William III took a large part in the American Revolution. My research shows that on appointment to the vestry of the Anglican parish in Orange about 1768, William III took the oath of allegiance to George III. In the 1770s, he was elected to the County Council as one of seven or eight “gentlemen.” Orange County was then the largest county in Virginia, extending, by some measures, to the Great Lakes.

English: James Madison, Sr., father of Preside...

James Madison, Sr., father of President Madison. Oil painting ca. 1800. (Photo credit: Wikipedia)

James Madison, Hamilton's major collaborator, ...

James Madison, Hamilton’s major collaborator, later President of the United States and “Father of the Constitution” (Photo credit: Wikipedia)
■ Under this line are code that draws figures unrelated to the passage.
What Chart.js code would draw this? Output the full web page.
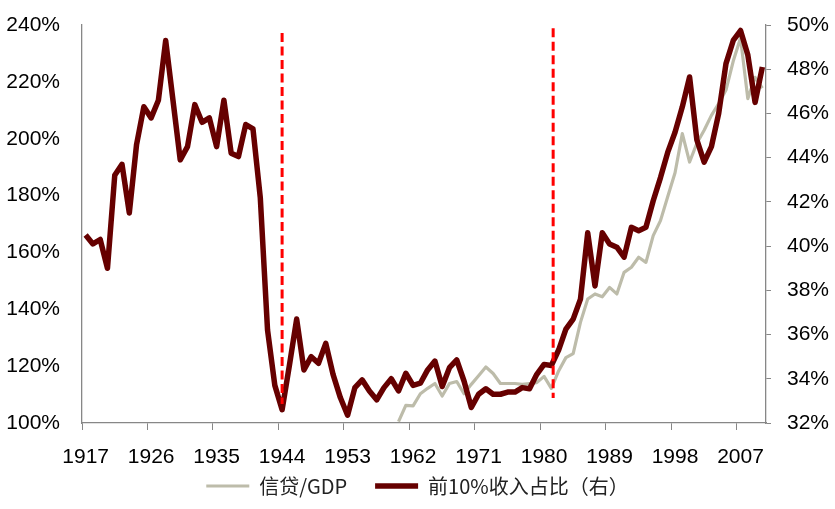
<!DOCTYPE html>
<html>
<head>
<meta charset="utf-8">
<script src="https://cdn.jsdelivr.net/npm/chart.js@4.4.1/dist/chart.umd.min.js"></script>
<style>
    body { margin: 0; background: #ffffff; }
    #contenedor { width: 835px; height: 509px; }
</style>
</head>
<body>
<div id="contenedor"><canvas id="lineChart"></canvas></div>
<script>
// Años del eje X (1917-2010)
var anos = [
    1917, 1918, 1919, 1920, 1921, 1922, 1923, 1924, 1925, 1926,
    1927, 1928, 1929, 1930, 1931, 1932, 1933, 1934, 1935, 1936,
    1937, 1938, 1939, 1940, 1941, 1942, 1943, 1944, 1945, 1946,
    1947, 1948, 1949, 1950, 1951, 1952, 1953, 1954, 1955, 1956,
    1957, 1958, 1959, 1960, 1961, 1962, 1963, 1964, 1965, 1966,
    1967, 1968, 1969, 1970, 1971, 1972, 1973, 1974, 1975, 1976,
    1977, 1978, 1979, 1980, 1981, 1982, 1983, 1984, 1985, 1986,
    1987, 1988, 1989, 1990, 1991, 1992, 1993, 1994, 1995, 1996,
    1997, 1998, 1999, 2000, 2001, 2002, 2003, 2004, 2005, 2006,
    2007, 2008, 2009, 2010
];

// 信贷/GDP (eje izquierdo, %)
var creditoPib = [
    null, null, null, null, null, null, null, null, null, null,
    null, null, null, null, null, null, null, null, null, null,
    null, null, null, null, null, null, null, null, null, null,
    null, null, null, null, null, null, null, null, null, null,
    null, null, null, 100.5, 106.2, 106.0, 110.3, 112.2, 113.9, 109.5,
    113.9, 114.6, 110.3, 113.6, 116.6, 119.7, 117.4, 113.9, 113.9, 113.9,
    113.6, 113.9, 114.2, 116.4, 112.2, 118.3, 123.0, 124.4, 135.4, 143.6,
    145.4, 144.4, 147.7, 145.4, 153.0, 154.8, 158.3, 156.5, 165.9, 171.2,
    179.7, 188.0, 201.8, 191.8, 198.4, 203.0, 208.2, 212.4, 217.1, 227.3,
    235.4, 214.1, 221.6, 217.8
];

// 前10%收入占比 (eje derecho, %)
var top10 = [
    40.5, 40.1, 40.3, 39.0, 43.2, 43.7, 41.5, 44.6, 46.3, 45.8,
    46.6, 49.3, 46.6, 43.9, 44.5, 46.4, 45.6, 45.8, 44.5, 46.6,
    44.2, 44.05, 45.5, 45.3, 42.2, 36.2, 33.7, 32.6, 34.6, 36.7,
    34.4, 35.0, 34.7, 35.6, 34.2, 33.15, 32.35, 33.6, 33.95, 33.45,
    33.05, 33.6, 34.0, 33.45, 34.25, 33.7, 33.8, 34.4, 34.8, 33.65,
    34.5, 34.85, 33.9, 32.7, 33.3, 33.55, 33.3, 33.3, 33.4, 33.4,
    33.6, 33.55, 34.2, 34.65, 34.6, 35.3, 36.25, 36.7, 37.6, 40.6,
    38.2, 40.6, 40.1, 39.95, 39.5, 40.85, 40.7, 40.85, 42.05, 43.1,
    44.25, 45.15, 46.3, 47.65, 44.8, 43.8, 44.5, 46.0, 48.25, 49.3,
    49.75, 48.65, 46.5, 48.1
];

// Líneas rojas discontinuas (año, extremo superior e inferior en el eje izquierdo)
var anosCorte = [1944, 1981.25];
var corteArriba = [237.2, 238.9];
var corteAbajo = [106.7, 108.8];

var nombres = ['信贷/GDP', '前10%收入占比（右）'];

document.addEventListener('DOMContentLoaded', function () {
    crearGrafica();
});

var lineasCorte = {
    id: 'lineasCorte',
    afterDatasetsDraw: function (chart) {
        var ejeX = chart.scales.x;
        var ejeY = chart.scales.y;
        var ctx = chart.ctx;
        ctx.save();
        ctx.strokeStyle = '#FF0000';
        ctx.lineWidth = 3;
        ctx.lineCap = 'butt';
        ctx.setLineDash([9, 4.5]);
        for (var i = 0; i < anosCorte.length; i++) {
            var px = ejeX.getPixelForValue(anosCorte[i] - anos[0]);
            ctx.beginPath();
            ctx.moveTo(px, ejeY.getPixelForValue(corteArriba[i]));
            ctx.lineTo(px, ejeY.getPixelForValue(corteAbajo[i]));
            ctx.stroke();
        }
        ctx.restore();
    }
};

function crearGrafica() {
    var gris = '#878787';
    var fuenteEjes = { family: '"Liberation Sans", Arial, sans-serif', size: 21 };
    // interlineado corto para que las etiquetas verticales no reserven margen extra
    var fuenteEjesY = { family: '"Liberation Sans", Arial, sans-serif', size: 21, lineHeight: 0.8 };

    var ctx = document.getElementById('lineChart').getContext('2d');

    var grafica = new Chart(ctx, {
        type: 'line',
        data: {
            labels: anos,
            datasets: [{
                label: nombres[0],
                data: creditoPib,
                yAxisID: 'y',
                borderColor: '#BDBCAA',
                backgroundColor: '#BDBCAA',
                borderWidth: 3.2,
                pointRadius: 0,
                tension: 0,
                borderJoinStyle: 'round',
                order: 2
            }, {
                label: nombres[1],
                data: top10,
                yAxisID: 'y1',
                borderColor: '#660000',
                backgroundColor: '#660000',
                borderWidth: 5.5,
                pointRadius: 0,
                tension: 0,
                borderJoinStyle: 'round',
                order: 1
            }]
        },
        options: {
            responsive: true,
            maintainAspectRatio: false,
            animation: false,
            layout: {
                padding: { top: 25, right: 0, bottom: 3, left: 0 }
            },
            plugins: {
                tooltip: { enabled: false },
                legend: {
                    position: 'bottom',
                    labels: {
                        usePointStyle: true,
                        pointStyle: 'line',
                        pointStyleWidth: 43,
                        padding: 8,
                        color: '#222222',
                        font: { family: '"Noto Sans CJK SC", sans-serif', size: 20 },
                        sort: function (a, b) {
                            return a.datasetIndex - b.datasetIndex;
                        },
                        filter: function (item) {
                            // separación entre las dos entradas de la leyenda
                            if (item.datasetIndex === 0) {
                                item.text = item.text + '\u3000';
                            }
                            return true;
                        }
                    }
                }
            },
            scales: {
                x: {
                    offset: true,
                    grid: {
                        offset: true,
                        drawOnChartArea: false,
                        drawTicks: true,
                        tickLength: 7,
                        color: function (c) {
                            return (c.index !== undefined && c.index % 9 === 0) ? gris : 'rgba(0,0,0,0)';
                        }
                    },
                    border: { display: true, color: gris, width: 1.3 },
                    ticks: {
                        autoSkip: false,
                        maxRotation: 0,
                        minRotation: 0,
                        padding: 15,
                        color: '#000000',
                        font: fuenteEjes,
                        callback: function (valor, indice) {
                            return indice % 9 === 0 ? String(anos[indice]) : '';
                        }
                    },
                    afterFit: function (eje) { eje.height = 45; }
                },
                y: {
                    position: 'left',
                    min: 100,
                    max: 240,
                    grid: {
                        drawOnChartArea: false,
                        drawTicks: true,
                        tickLength: 16,
                        color: 'rgba(0,0,0,0)'
                    },
                    border: { display: true, color: gris, width: 1.3 },
                    ticks: {
                        stepSize: 20,
                        padding: 6,
                        color: '#000000',
                        font: fuenteEjesY,
                        callback: function (v) { return v + '%'; }
                    },
                    afterFit: function (eje) { eje.width = 82; }
                },
                y1: {
                    position: 'right',
                    min: 32,
                    max: 50,
                    grid: {
                        drawOnChartArea: false,
                        drawTicks: true,
                        tickLength: 5,
                        color: gris
                    },
                    border: { display: true, color: gris, width: 1.3 },
                    ticks: {
                        stepSize: 2,
                        padding: 16,
                        color: '#000000',
                        font: fuenteEjesY,
                        callback: function (v) { return v + '%'; }
                    },
                    afterFit: function (eje) { eje.width = 69; }
                }
            }
        },
        plugins: [lineasCorte]
    });
}
</script>
</body>
</html>
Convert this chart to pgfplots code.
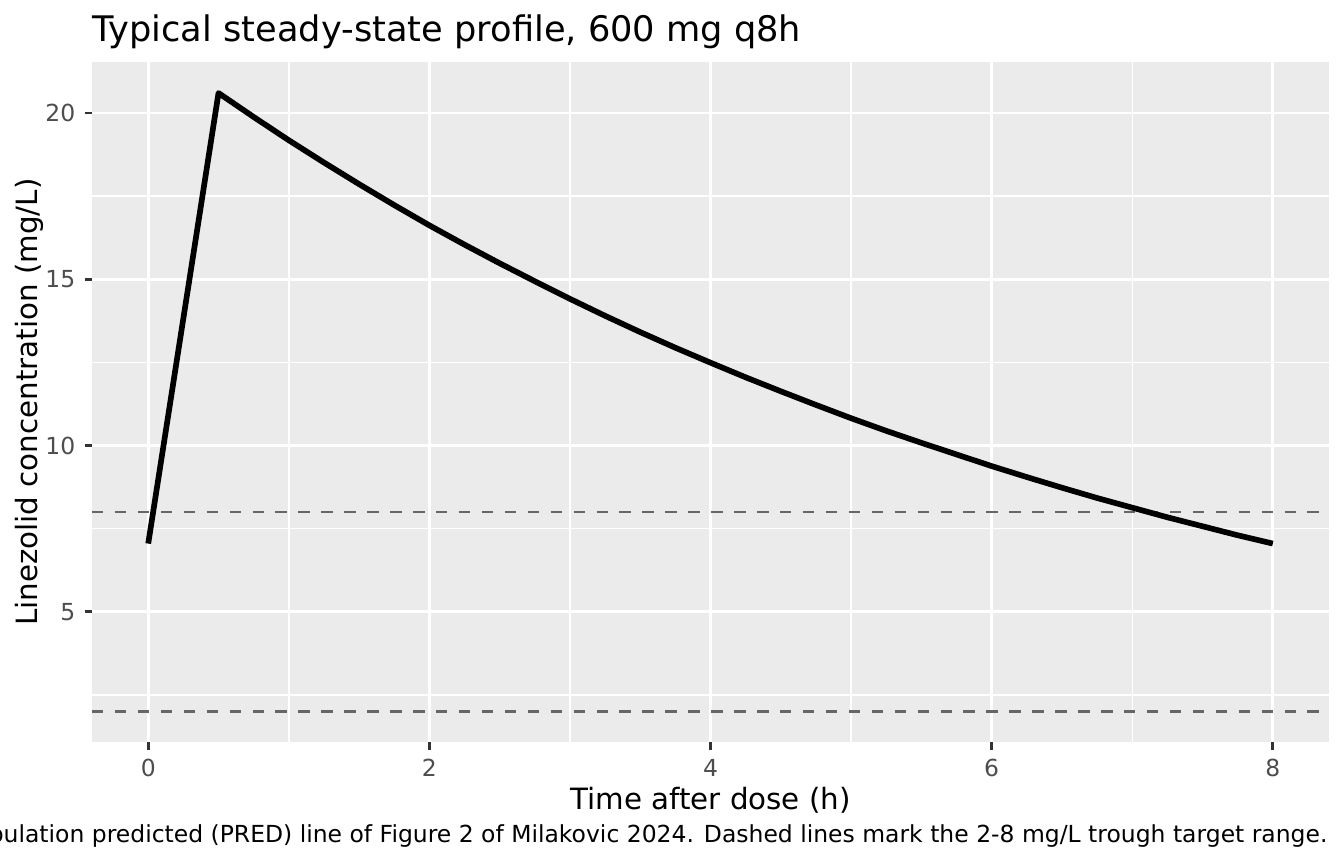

The head of the County Council was James Madison, Sr. By 1774, the future President, James Madison, Jr., aged 23, had joined the Council as its secretary.

In 1776, William III became a revolutionary, and the Council reconstituted itself as a Committee of Public Safety. W. W. Scott’s History of Orange County, Virginia, states:

The committees of safety were very great factors in the war, and really constituted a sort of military executive in each county.

William III did not fight in the Revolutionary Army. In 1776, he was 38 years old. Nonetheless, Scott writes,

Membership of the Committee was quite a badge of distinction, and descent from a Committeeman constitutes a clear title to membership in the societies known as “The Sons” and “The Daughters of the Revolution.”

These are not the same societies as the Sons and Daughters of the American Revolution. My hearsay information from a member holds that to be a member of the Sons or Daughters, your forebear must have been one of the revolutionaries whom the British would have hung had they won the war.

By the way, William’s youngest brother, Joseph (b. 1749), seems to have emigrated to Georgia. Joseph would have been 27 in 1776. He would have been nearest in age to his mother’s Strother daughters. That may account for the name of President Taylor’s younger brother, General Joseph Pannill Taylor of the Union Army.  Joseph Pannill did fight in the Revolutionary Army and rose to the rank of colonel. As a result, Joseph Pannill’s descendants may claim membership in the Society of the Cincinnati, which consists of descendants of officers in Washington’s army.

The problem with Ms. Bushong’s article lies in her date of William III’s death of 1806. My sources at Ancestry.com show a date of death for William III of 1789. If Ancestry.com shows the right date of death, Hening could not have interviewed William III.

Ms. Bushong’s article distinguishes between William III and another William Pannill who, she writes, “migrated to South Carolina.” She says the two “are sometimes confused on genealogy webpages.”

This is the first I have read of a William Pannill migrating to South Carolina. William Pannill IV, one of Ann and William’s children, was born in 1768 at Green Level, according to the family trees at

Ancestry.com. At some point, he moved to North Carolina, where he purportedly died in 1835. I have read that he helped establish the University of North Carolina.

But William IV would have been 32 in 1800. I know of no date for his move to North Carolina. Yet it seems unlikely he would have headed for North Carolina in his mid-30s.

Moreover, Ann Morton Pannill (1736-1804) was his mother. Hening’s report calls her “his lady,” but he could not have mistaken her for her son’s wife. She was 64 in 1800, twice his age.

The family trees at Ancestry.com, the source of my dates, can certainly contain errors. The site publishes documents but also relies on shared family trees. I have encountered in some trees children purportedly born to mothers in their 50s and 60s, or contrariwise, to mothers of 8 and 10. You have to check the Ancestry hints with care.

But I have not found a William Pannill who died in 1806. Undoubtedly I need to polish up my research.  I’ll have to try to figure out which dates are correct and which William Pannill Mr. Hening did talk to.